**INFORMATION GIVEN**:
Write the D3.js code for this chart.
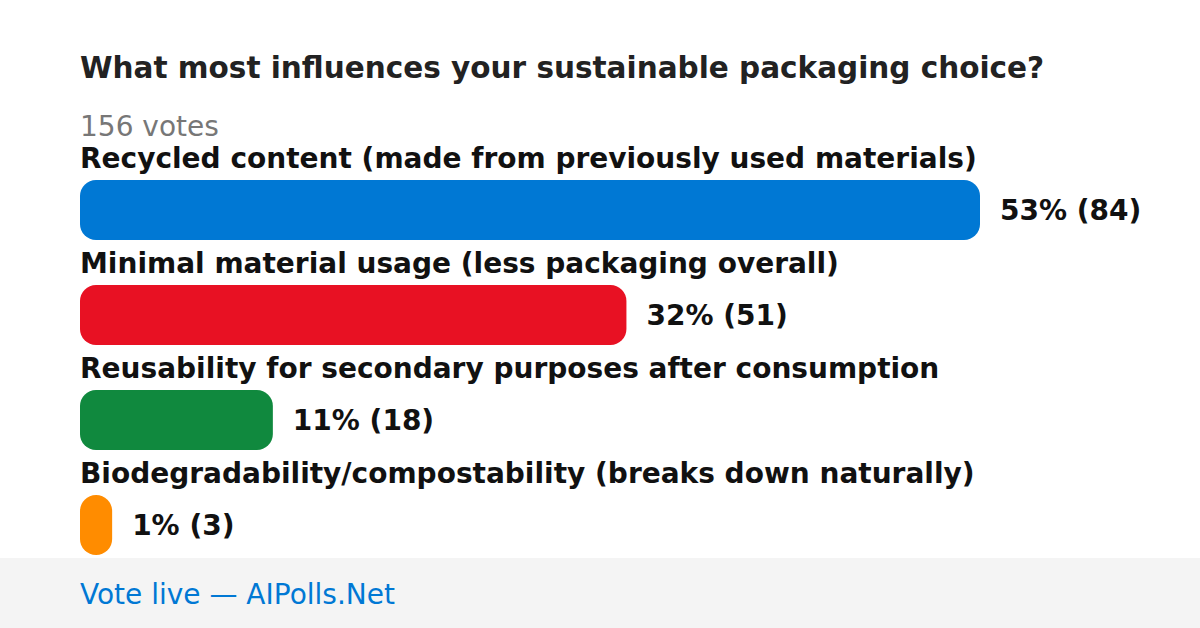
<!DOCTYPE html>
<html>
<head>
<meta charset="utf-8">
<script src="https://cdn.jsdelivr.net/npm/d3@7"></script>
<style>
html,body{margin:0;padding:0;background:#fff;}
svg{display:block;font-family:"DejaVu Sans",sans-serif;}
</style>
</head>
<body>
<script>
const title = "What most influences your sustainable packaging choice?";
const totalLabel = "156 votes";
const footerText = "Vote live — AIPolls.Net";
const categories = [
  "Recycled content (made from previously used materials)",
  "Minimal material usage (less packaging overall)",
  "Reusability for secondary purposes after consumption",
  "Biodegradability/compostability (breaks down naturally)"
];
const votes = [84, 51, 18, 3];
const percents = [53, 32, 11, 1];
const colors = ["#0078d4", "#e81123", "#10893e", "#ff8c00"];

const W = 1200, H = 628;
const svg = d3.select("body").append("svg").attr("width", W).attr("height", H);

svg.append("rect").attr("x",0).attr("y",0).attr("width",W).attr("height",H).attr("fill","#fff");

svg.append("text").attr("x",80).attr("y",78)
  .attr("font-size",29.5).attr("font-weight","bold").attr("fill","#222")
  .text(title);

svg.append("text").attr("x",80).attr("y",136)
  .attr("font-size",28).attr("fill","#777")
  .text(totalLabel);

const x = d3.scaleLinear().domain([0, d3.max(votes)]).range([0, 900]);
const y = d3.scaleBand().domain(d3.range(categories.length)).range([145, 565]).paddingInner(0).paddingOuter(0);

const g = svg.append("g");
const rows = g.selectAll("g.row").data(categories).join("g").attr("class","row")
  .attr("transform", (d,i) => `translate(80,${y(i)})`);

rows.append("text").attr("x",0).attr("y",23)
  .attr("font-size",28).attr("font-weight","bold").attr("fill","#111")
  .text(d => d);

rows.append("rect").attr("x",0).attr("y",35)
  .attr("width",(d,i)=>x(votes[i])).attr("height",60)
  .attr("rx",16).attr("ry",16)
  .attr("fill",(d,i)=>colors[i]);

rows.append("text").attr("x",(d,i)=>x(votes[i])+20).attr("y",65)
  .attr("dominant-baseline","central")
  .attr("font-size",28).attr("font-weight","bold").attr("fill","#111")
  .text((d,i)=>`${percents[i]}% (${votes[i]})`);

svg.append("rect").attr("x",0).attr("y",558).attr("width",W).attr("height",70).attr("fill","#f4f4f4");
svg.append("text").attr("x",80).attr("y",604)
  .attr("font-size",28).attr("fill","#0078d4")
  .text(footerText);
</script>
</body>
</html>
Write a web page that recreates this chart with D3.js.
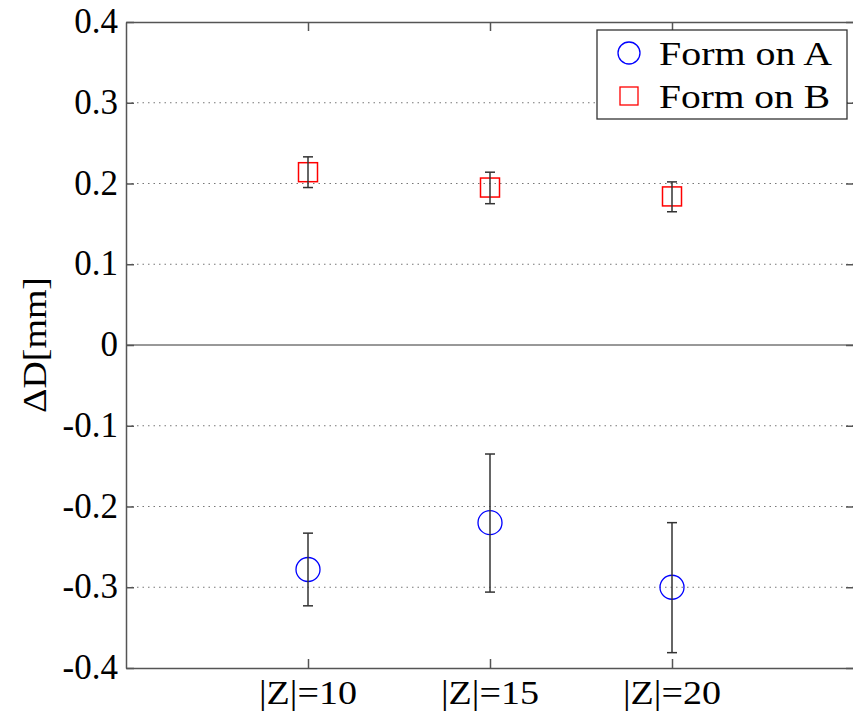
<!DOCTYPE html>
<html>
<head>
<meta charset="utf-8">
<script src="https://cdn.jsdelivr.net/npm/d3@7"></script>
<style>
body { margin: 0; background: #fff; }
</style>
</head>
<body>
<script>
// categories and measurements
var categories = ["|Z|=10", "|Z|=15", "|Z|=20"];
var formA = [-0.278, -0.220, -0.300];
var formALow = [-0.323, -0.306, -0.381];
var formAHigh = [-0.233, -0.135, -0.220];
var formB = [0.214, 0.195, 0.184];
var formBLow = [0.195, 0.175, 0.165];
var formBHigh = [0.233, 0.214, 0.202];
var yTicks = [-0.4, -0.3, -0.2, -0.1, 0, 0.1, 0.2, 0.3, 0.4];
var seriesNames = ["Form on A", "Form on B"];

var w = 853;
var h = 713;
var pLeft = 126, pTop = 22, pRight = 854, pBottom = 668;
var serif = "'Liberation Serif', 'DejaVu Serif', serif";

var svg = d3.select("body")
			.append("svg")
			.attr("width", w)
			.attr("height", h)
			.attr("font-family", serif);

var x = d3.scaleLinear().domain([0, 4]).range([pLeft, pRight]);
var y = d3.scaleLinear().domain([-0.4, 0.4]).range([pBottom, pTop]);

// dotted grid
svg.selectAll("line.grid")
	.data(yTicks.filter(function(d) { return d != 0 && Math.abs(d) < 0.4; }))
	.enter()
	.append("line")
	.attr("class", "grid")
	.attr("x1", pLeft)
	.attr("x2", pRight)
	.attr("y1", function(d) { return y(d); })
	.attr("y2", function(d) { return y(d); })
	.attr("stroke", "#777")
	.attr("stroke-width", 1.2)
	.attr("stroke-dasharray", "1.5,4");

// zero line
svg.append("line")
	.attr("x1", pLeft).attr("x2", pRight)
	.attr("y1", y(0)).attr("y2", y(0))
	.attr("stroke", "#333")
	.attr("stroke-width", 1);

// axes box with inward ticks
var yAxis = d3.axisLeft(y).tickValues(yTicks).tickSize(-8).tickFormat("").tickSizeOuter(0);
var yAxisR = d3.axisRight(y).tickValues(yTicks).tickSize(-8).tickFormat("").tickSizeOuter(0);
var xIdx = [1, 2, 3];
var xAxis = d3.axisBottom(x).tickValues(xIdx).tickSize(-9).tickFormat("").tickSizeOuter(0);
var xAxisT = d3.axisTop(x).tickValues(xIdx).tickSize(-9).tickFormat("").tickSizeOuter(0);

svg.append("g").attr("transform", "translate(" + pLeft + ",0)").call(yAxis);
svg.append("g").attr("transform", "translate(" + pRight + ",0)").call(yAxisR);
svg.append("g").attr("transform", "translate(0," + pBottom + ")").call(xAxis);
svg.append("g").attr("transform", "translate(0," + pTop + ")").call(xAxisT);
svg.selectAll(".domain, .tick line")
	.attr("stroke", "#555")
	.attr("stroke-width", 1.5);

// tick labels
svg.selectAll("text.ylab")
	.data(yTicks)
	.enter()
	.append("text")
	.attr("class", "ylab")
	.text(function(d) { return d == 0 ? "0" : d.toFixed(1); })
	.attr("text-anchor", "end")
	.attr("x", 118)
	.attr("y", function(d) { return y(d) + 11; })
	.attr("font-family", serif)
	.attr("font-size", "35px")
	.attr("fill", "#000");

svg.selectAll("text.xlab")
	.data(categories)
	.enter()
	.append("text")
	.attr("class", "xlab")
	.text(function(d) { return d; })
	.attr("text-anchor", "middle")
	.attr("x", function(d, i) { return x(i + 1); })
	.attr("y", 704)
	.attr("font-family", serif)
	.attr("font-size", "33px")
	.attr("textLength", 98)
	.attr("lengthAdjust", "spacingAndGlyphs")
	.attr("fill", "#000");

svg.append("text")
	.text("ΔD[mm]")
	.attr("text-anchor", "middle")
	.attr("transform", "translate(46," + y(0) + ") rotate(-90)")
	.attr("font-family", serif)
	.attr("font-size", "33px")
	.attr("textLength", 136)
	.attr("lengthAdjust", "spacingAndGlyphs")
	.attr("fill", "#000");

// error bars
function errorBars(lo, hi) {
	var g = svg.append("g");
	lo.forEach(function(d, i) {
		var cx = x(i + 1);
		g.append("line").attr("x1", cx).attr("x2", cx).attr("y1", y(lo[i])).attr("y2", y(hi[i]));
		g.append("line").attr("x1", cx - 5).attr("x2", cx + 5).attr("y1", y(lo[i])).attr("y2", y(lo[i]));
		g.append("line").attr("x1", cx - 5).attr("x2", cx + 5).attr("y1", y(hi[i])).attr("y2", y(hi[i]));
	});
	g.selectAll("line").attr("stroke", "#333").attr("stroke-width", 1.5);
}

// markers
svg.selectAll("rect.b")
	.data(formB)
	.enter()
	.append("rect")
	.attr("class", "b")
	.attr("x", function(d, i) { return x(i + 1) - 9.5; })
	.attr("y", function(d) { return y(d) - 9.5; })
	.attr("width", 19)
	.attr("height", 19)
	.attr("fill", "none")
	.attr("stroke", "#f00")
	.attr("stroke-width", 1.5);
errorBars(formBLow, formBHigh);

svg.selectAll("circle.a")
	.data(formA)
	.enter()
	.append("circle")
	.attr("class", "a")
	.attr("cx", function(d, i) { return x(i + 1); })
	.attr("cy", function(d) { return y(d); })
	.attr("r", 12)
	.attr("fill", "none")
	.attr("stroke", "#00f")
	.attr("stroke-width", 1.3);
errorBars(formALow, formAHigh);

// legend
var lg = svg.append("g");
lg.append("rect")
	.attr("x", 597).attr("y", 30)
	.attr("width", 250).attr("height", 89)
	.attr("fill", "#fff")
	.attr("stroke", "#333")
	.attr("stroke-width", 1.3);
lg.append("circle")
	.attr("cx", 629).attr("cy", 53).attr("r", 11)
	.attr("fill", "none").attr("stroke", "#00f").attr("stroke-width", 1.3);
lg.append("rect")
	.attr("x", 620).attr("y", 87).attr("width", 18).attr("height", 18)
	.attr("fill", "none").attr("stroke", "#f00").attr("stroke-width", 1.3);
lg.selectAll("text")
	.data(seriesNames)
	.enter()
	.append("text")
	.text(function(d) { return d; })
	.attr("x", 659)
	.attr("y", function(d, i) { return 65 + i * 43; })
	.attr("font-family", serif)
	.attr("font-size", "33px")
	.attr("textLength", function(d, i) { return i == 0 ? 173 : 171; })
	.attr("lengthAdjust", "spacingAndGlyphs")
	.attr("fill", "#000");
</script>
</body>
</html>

**STATED TASK**:
Go through the material above and count the lines that contain "Write"; answer with the number alone.

**RESULT OF THIS EXERCISE**:
2